» **AIM OF THE TASK**:
Copy all lines below containing "image".

--- Start GIVEN DATA ---

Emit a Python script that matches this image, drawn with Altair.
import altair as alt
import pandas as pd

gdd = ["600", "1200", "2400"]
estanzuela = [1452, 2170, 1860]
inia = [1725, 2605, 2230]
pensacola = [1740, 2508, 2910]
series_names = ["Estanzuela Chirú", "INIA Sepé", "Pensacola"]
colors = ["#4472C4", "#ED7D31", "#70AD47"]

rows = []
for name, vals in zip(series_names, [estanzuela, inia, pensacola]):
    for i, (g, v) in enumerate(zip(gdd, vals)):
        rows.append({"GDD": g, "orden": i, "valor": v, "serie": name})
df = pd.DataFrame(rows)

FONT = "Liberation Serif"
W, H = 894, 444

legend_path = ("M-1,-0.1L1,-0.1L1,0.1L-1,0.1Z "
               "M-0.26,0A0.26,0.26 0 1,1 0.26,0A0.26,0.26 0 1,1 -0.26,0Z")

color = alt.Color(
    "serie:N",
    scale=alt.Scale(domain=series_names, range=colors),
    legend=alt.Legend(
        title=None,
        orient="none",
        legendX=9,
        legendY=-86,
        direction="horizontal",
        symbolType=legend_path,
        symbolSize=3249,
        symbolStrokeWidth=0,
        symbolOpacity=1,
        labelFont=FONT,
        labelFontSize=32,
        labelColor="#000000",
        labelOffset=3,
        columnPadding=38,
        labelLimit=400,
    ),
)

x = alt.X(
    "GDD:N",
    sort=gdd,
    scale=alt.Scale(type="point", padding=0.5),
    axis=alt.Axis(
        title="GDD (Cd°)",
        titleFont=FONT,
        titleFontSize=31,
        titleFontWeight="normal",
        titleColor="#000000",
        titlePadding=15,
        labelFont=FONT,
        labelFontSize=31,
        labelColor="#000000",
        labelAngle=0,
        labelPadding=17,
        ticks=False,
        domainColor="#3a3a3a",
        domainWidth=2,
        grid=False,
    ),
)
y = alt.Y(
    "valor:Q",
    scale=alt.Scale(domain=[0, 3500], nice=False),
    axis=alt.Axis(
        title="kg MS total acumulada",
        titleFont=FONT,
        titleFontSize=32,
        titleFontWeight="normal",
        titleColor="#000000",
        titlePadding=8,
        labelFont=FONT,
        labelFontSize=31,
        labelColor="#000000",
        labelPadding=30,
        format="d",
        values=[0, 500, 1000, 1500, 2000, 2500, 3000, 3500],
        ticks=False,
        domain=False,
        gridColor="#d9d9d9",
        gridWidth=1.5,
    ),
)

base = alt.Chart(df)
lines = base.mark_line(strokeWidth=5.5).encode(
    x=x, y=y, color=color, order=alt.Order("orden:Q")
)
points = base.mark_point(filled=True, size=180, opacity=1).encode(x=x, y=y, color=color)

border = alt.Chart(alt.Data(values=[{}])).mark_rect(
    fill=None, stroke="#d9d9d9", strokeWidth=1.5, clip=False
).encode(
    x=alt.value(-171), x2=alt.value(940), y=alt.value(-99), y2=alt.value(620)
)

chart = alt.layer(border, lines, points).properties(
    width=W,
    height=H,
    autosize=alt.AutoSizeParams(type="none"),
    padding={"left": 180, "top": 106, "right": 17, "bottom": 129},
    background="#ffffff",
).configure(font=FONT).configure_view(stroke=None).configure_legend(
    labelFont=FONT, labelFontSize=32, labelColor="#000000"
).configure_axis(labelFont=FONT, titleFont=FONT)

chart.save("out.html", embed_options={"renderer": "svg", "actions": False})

--- End GIVEN DATA ---
--- Start GIVEN DATA ---

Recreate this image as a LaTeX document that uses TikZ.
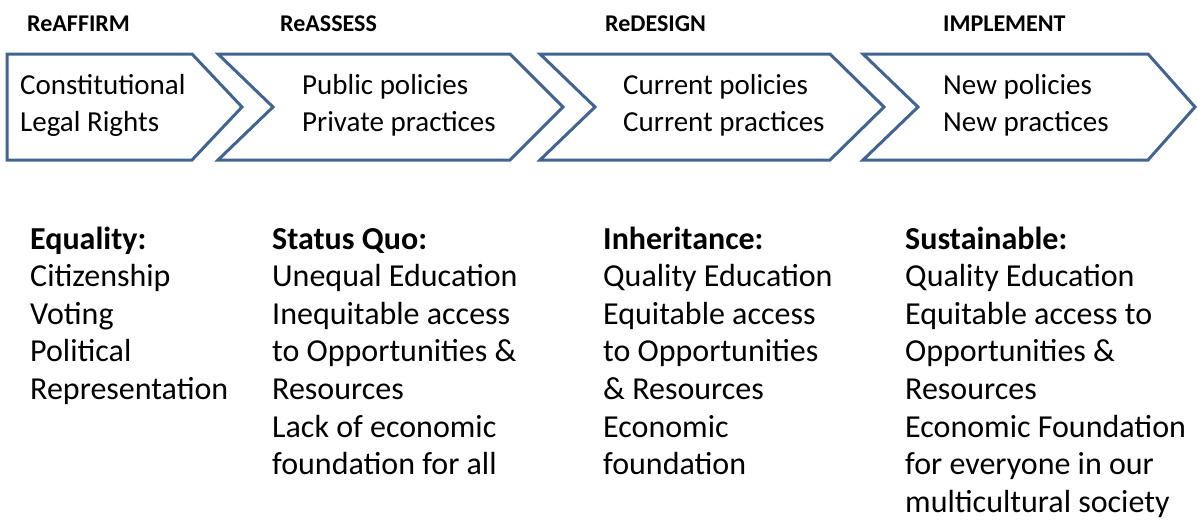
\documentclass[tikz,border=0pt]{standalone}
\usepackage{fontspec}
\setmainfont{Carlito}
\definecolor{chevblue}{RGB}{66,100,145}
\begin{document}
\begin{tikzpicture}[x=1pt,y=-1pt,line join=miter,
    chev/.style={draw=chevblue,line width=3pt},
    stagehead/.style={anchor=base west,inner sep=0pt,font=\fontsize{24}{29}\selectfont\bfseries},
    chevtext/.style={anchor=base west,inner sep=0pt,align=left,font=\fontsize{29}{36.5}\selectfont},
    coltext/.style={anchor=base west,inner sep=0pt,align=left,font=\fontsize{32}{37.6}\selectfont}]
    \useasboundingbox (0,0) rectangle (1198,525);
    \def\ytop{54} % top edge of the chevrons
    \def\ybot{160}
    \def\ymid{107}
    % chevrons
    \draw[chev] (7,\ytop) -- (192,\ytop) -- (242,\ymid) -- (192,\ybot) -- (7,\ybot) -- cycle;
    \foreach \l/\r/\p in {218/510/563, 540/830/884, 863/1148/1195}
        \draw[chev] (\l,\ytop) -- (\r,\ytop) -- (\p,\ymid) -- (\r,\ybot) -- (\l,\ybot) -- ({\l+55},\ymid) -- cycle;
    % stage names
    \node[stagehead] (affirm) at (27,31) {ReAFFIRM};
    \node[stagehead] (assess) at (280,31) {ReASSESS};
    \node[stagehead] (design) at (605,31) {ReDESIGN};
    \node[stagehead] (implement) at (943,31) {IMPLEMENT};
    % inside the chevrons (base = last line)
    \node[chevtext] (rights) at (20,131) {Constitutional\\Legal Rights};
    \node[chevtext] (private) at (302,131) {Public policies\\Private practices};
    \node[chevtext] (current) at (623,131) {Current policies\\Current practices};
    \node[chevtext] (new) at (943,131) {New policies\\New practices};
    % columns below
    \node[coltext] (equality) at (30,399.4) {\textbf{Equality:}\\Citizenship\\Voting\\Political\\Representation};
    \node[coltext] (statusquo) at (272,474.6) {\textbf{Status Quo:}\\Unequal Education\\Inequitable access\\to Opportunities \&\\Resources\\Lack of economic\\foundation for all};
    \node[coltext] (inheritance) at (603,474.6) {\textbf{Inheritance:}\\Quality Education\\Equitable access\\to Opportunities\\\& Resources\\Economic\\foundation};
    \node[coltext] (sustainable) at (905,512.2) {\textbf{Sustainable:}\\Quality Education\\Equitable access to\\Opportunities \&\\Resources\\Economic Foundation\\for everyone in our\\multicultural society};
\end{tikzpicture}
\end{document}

--- End GIVEN DATA ---

» **ANSWER TO THIS PROBLEM**:
Emit a Python script that matches this image, drawn with Altair.
Recreate this image as a LaTeX document that uses TikZ.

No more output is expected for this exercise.